The response from the authorities since the protests has been equally bad, with provisions within the “domestic security package” granting police extra authority to use firearms an invitation to apply arbitrary and abusive force, increasing the likelihood of abuses still further.

The report highlighted an urgent need to reverse the failings not just seen during the protests, but for decades in the region and to adopt policies.


Regarding policing demonstrations, Amnesty International called on relevant Turkish authorities to;

- establish an independent, public inquiry into the Kobanê-related protests and clashes,

- ensure that law enforcement officials comply at all times with international human rights law and standards on policing,

- provide as necessary protection to political parties buildings, associations and other locations which may be the scene of conflict without discrimination.

In terms of use of force and firearms, Amnesty International stressed that if the use of force is unavoidable, law enforcement officials must use only the minimum level of force necessary to contain the situation and must comply with the UN Basic Principles.

The organization urged officials to repeal the provisions found within the “domestic security package” granting further powers to law enforcement officials to use firearms, and to ensure that all use of force and firearms complies strictly with international human rights standards, and are used only when strictly necessary and only to the extent required.

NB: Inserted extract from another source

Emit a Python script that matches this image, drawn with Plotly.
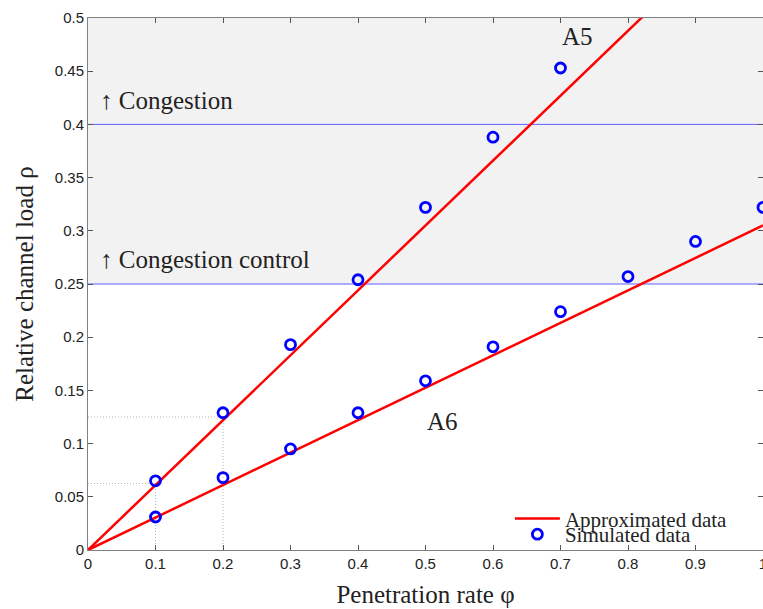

Amnesty International ended by calling on Turkish authorities to;

- ensure that effective investigations are held into all deaths which may have been caused by use of force and ensure that the perpetrators are brought to justice; to conduct prompt, impartial and effective investigations into all cases of unnecessary or excessive use of force by law enforcement officials, and to bring criminal and disciplinary proceedings against those responsible;

- establish without delay an independent police complaints commission to investigate alleged abuses by law enforcement officials, and take effective steps to ensure that the close cooperation between the prosecution and the police on general criminal matters does not undermine its independence or impartiality in investigating and prosecuting such cases

- ensure that victims of human rights violations by law enforcement officials have access to an effective remedy and obtain adequate reparation, including compensation, rehabilitation, satisfaction, and guarantees of non-repetition.